Single by Dreams Come True

from the album The Love Rocks
- B-side: "Sora wo Yomu (空を読む)"
- Released: February 16, 2005
- Genre: J-pop
- Length: 7:04
- Label: Universal Music
- Songwriters: Miwa Yoshida; Masato Nakamura;
- Producer: Dreams Come True

Dreams Come True singles chronology
| "Love Letter" (2004) | "Nando Demo" (2005) | "JET!!!/SUNSHINE" (2005) |

Official Music Video
- "何度でも" on YouTube

= Nando Demo =

"Nando Demo" (何度でも) is the 35th single by Japanese pop band Dreams Come True, released on February 16, 2005, by Universal Music Japan. It was the group's first single in four months since their last single, "Love Letter," and was later included as an album version on their 13th album, The Love Rocks. Both songs were eventually included in the all-time best album Dreams Come True The Best! Watashi no Dorikamu.

A commercial success in Japan, "Nando Demo" peaked at number three on the Oricon Singles Chart and sold 191,366 copies by the end of the year, making it the 50th best-selling single in the country in 2005. Since then the single has sold 195,294 physical copies. "Nando Demo" was certified four times by the RIAJ in different categories, including double platinum for digital sales, triple platinum in chaku-uta (ringtone sales), and platinum in physical shipments. In 2011, the song charted for the first time on the Billboard Japan Hot 100, reaching number 12.

==Background and release==
"Nando Demo" was written for the theme song of Fuji Television's dorama "Emergency Room 24 Hours (3rd series)". The first song produced at the request was not accepted, so a new song was produced, which became "Nando Demo". This is the second theme song for "Emergency Room 24 Hours" following " Asa ga Mata Kuru " from the first series (1999) and "Itsu no Ma ni" from the second series (2001), followed by the theme song for the fourth series (2009). They also sang the theme song for the 5th series (2013). The song was also used as the theme song for the 2007 movie Mayu - Kokoro no Hoshi - and in 2013 as the commercial song for "Sumitomo Life Insurance Company" featuring Mao Asada. Meanwhile, the B-side "Sora wo Yomu" served as the ending theme for Kyushu Asahi Broadcasting's "Duòmo" in 2015.

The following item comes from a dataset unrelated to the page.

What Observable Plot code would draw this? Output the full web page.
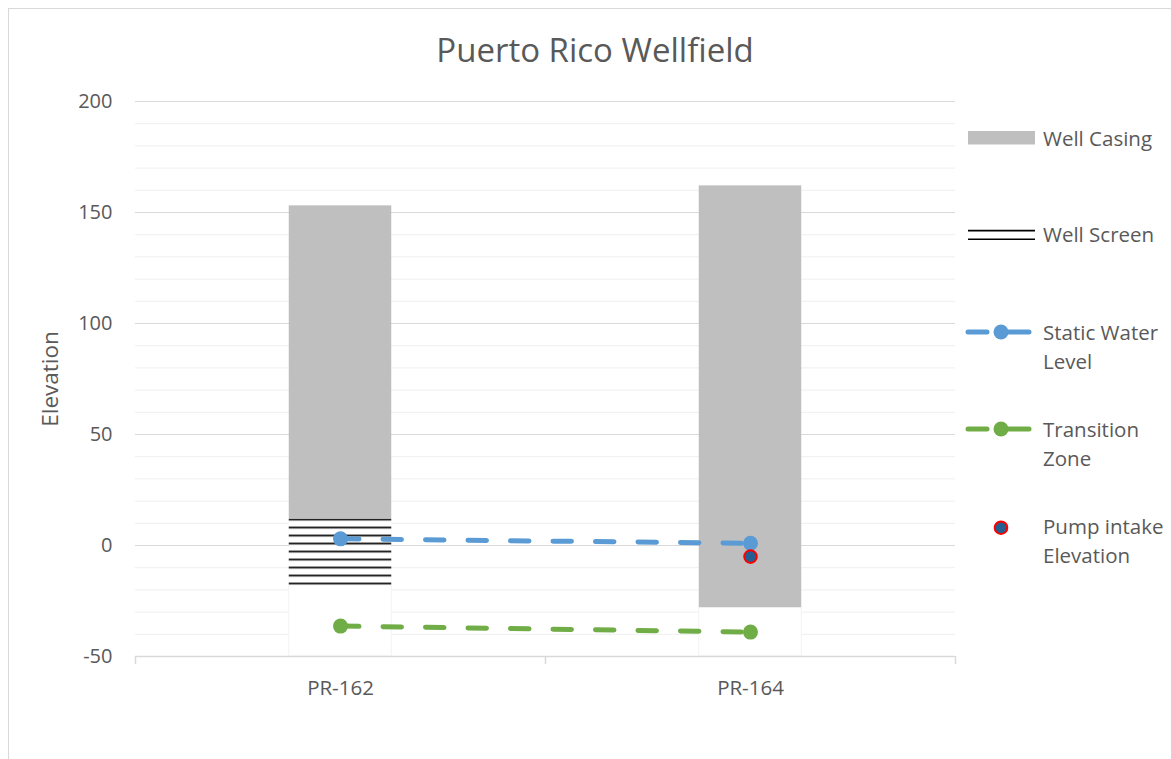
<!DOCTYPE html>
<html><head><meta charset="utf-8">
<script src="https://cdn.jsdelivr.net/npm/d3@7"></script>
<script src="https://cdn.jsdelivr.net/npm/@observablehq/plot@0.6"></script>
<style>
body{margin:0;background:#fff;}
#wrap{position:relative;width:1171px;height:759px;overflow:hidden;font-family:"Open Sans",sans-serif;background:#fff;}
#frame{position:absolute;left:8px;top:8px;width:1300px;height:900px;border:1.3px solid #d9d9d9;box-sizing:border-box;}
#title{position:absolute;left:0;width:1190px;text-align:center;top:33px;font-size:33px;line-height:33px;color:#595959;white-space:nowrap;}
#chart{position:absolute;left:0;top:0;}
#legend{position:absolute;left:0;top:0;pointer-events:none;}
</style></head><body>
<div id="wrap"><div id="frame"></div><div id="chart"></div><div id="title">Puerto Rico Wellfield</div>
<svg id="legend" width="1171" height="759" font-family="Open Sans" font-size="20.5" fill="#595959"></svg></div>
<script>
// ---- data ----
const wells = ["PR-162", "PR-164"];
const casingTop = [153, 162];
const casingBottom = [12, -28];
const screenTop = [12, null];
const screenBottom = [-18, null];
const staticWater = [3, 1];
const transitionZone = [-36.3, -39];
const pumpIntake = [null, -5];
const yMin = -50, yMax = 200;
const yTicks = [-50, 0, 50, 100, 150, 200];
const yMinorTicks = [-40, -30, -20, -10, 10, 20, 30, 40, 60, 70, 80, 90, 110, 120, 130, 140, 160, 170, 180, 190];

// ---- layout ----
const W = 1171, H = 759;
const mL = 135, mR = 216, mT = 101, mB = 103;
const bw = (W - mL - mR) / wells.length;
const inset = bw * 0.375;

const rows = wells.map((w, i) => ({
  well: w,
  casingTop: casingTop[i], casingBottom: casingBottom[i],
  screenTop: screenTop[i], screenBottom: screenBottom[i],
  lowest: screenBottom[i] ?? casingBottom[i],
  staticWater: staticWater[i], transitionZone: transitionZone[i], pumpIntake: pumpIntake[i]
}));
const screenRows = rows.filter(d => d.screenTop != null);
const pumpRows = rows.filter(d => d.pumpIntake != null);

const blue = "#5b9bd5", green = "#70ad47";

const plot = Plot.plot({
  width: W, height: H,
  marginLeft: mL, marginRight: mR, marginTop: mT, marginBottom: mB,
  style: {fontFamily: "Open Sans", fontSize: "20px", color: "#595959", background: "transparent"},
  x: {type: "band", domain: wells, padding: 0},
  y: {domain: [yMin, yMax]},
  marks: [
    Plot.ruleY(yMinorTicks, {stroke: "#efefef", strokeWidth: 1}),
    Plot.ruleY(yTicks.filter(t => t > yMin), {stroke: "#d9d9d9", strokeWidth: 1.2}),
    Plot.barY(rows, {x: "well", y1: () => yMin, y2: "lowest", fill: "white", stroke: "#f3f3f3", strokeWidth: 1, insetLeft: inset, insetRight: inset}),
    Plot.barY(rows, {x: "well", y1: "casingBottom", y2: "casingTop", fill: "#bfbfbf", insetLeft: inset, insetRight: inset}),
    Plot.barY(screenRows, {x: "well", y1: "screenBottom", y2: "screenTop", fill: "url(#screenPattern)", insetLeft: inset, insetRight: inset}),
    Plot.ruleY([yMin], {stroke: "#d9d9d9", strokeWidth: 1.5}),
    Plot.ruleX(wells, {x: d => d, y1: yMin, y2: yMin, insetBottom: -8, dx: -bw / 2, stroke: "#d9d9d9", strokeWidth: 1.5}),
    Plot.ruleX(wells.slice(-1), {x: d => d, y1: yMin, y2: yMin, insetBottom: -8, dx: bw / 2, stroke: "#d9d9d9", strokeWidth: 1.5}),
    Plot.line(rows, {x: "well", y: "staticWater", stroke: blue, strokeWidth: 5, strokeDasharray: "18.5,24", strokeLinecap: "round"}),
    Plot.dot(rows, {x: "well", y: "staticWater", r: 7.5, fill: blue}),
    Plot.line(rows, {x: "well", y: "transitionZone", stroke: green, strokeWidth: 5, strokeDasharray: "18.5,24", strokeLinecap: "round"}),
    Plot.dot(rows, {x: "well", y: "transitionZone", r: 7.5, fill: green}),
    Plot.dot(pumpRows, {x: "well", y: "pumpIntake", r: 6.3, fill: "#255e91", stroke: "#ff0000", strokeWidth: 2}),
    Plot.axisY({ticks: yTicks, tickSize: 0, tickPadding: 23, tickFormat: d => String(d), label: null}),
    Plot.axisY({ticks: [], tickSize: 0, label: "Elevation", labelAnchor: "center", labelOffset: 93, labelArrow: "none", fontSize: "22.5px"}),
    Plot.axisX({tickSize: 0, tickPadding: 24, label: null, fontSize: "20.5px"})
  ]
});

// striped pattern for the well screen
const svg = d3.select(plot);
const yPx = plot.scale("y").apply(screenTop[0]);
const defs = svg.insert("defs", ":first-child");
const pat = defs.append("pattern").attr("id", "screenPattern").attr("patternUnits", "userSpaceOnUse")
  .attr("x", 0).attr("y", yPx).attr("width", 8).attr("height", 8);
pat.append("rect").attr("width", 8).attr("height", 8).attr("fill", "white");
pat.append("rect").attr("y", 0.4).attr("width", 8).attr("height", 1.7).attr("fill", "black");

document.getElementById("chart").appendChild(plot);

// ---- legend ----
const lg = d3.select("#legend");
const lx = 968, tx = 1043;
lg.append("rect").attr("x", lx).attr("y", 131).attr("width", 67).attr("height", 13.5).attr("fill", "#bfbfbf");
lg.append("text").attr("x", tx).attr("y", 145.5).text("Well Casing");
lg.append("line").attr("x1", lx).attr("x2", lx + 67).attr("y1", 230.7).attr("y2", 230.7).attr("stroke", "black").attr("stroke-width", 1.7);
lg.append("line").attr("x1", lx).attr("x2", lx + 67).attr("y1", 239.3).attr("y2", 239.3).attr("stroke", "black").attr("stroke-width", 1.4);
lg.append("text").attr("x", tx).attr("y", 242).text("Well Screen");
function lineSwatch(y, color) {
  lg.append("line").attr("x1", 968).attr("x2", 987).attr("y1", y).attr("y2", y).attr("stroke", color).attr("stroke-width", 5).attr("stroke-linecap", "round");
  lg.append("line").attr("x1", 1001).attr("x2", 1029).attr("y1", y).attr("y2", y).attr("stroke", color).attr("stroke-width", 5).attr("stroke-linecap", "round");
  lg.append("circle").attr("cx", 1001).attr("cy", y).attr("r", 7.5).attr("fill", color);
}
lineSwatch(332, blue);
lg.append("text").attr("x", tx).attr("y", 339.5).text("Static Water");
lg.append("text").attr("x", tx).attr("y", 369).text("Level");
lineSwatch(429, green);
lg.append("text").attr("x", tx).attr("y", 436.7).text("Transition");
lg.append("text").attr("x", tx).attr("y", 465.7).text("Zone");
lg.append("circle").attr("cx", 1001).attr("cy", 527.7).attr("r", 6.3).attr("fill", "#255e91").attr("stroke", "#ff0000").attr("stroke-width", 2);
lg.append("text").attr("x", tx).attr("y", 533.5).text("Pump intake");
lg.append("text").attr("x", tx).attr("y", 563).text("Elevation");
</script>
</body></html>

==Commercial performance==
"Nando Demo" debuted at number three on the Oricon Singles Chart, with 65,017 copies sold in its first week. The single dropped to number five the following week, logging sales of 33,853 units. It slid to number 10 on the charts on its third week, shifting 23,973 units. The single managed to chart in the top 100 for a total of twenty-two weeks. "Nando Demo" ranked at number 50 on the year-end Oricon Singles Chart for 2005 with sales of 191,366 copies.

==Live performances==
The song was sung at the 56th NHK Kohaku Uta Gassen in 2005 and at the 57th NHK Kohaku Uta Gassen in 2006. Since the 57th Kohaku, the song has also been performed in combination with "Love Love Love" in the form of "Nando Demo LOVE LOVE LOVE."

==Legacy==
After the 2011 Tōhoku earthquake and tsunami occurred, "Nando Demo" became the most aired song on Japanese contemporary hit radio stations nationwide. In addition, as an appeal to the victims of the earthquake and tsunami, the song's full ringtone was distributed for free between March 28 and April 27, 2011. In April 2020, the song was used as a message song for the "#Yell to the Front Lines Again and Again" project organized by the Japanese Red Cross Society and Universal Music in response to the spread of the COVID-19, to support medical workers nationwide who were on the front lines of healthcare.

==Track listing==
All lyrics written by Miwa Yoshida, all compositions by Masato Nakamura and Miwa Yoshida, all arrangements by Masato Nakamura.

CD
| No. | Title | Length |
|---|---|---|
| 1. | "Nando Demo" (何度でも "Any number of times") | 3:42 |
| 2. | "Sora wo Yomu" (空を読む "Read the sky") | 3:20 |
| Total length: |  | 7:04 |

==Chart rankings==

| Chart (2005) | Peak position |
|---|---|
| Oricon weekly singles | 3 |
| Oricon yearly singles | 50 |

| Chart (2011) | Peak position |
|---|---|
| Japan (Japan Hot 100) | 12 |

==Sales and certifications==

| Region | Certification | Certified units/sales |
| Japan (RIAJ) Digital single | 3× Platinum | 750,000^{*} |
| Japan (RIAJ) Physical single | Platinum | 195,294 |
| Japan (RIAJ) Chaku-Uta | 2× Platinum | 500,000^{*} |
| Japan (RIAJ) Chaku-Uta Full | Platinum | 250,000^{*} |
Streaming
| Japan (RIAJ) | Platinum | 100,000,000^{†} |
^{*} Sales figures based on certification alone. ^{†} Streaming-only figures based on certification alone.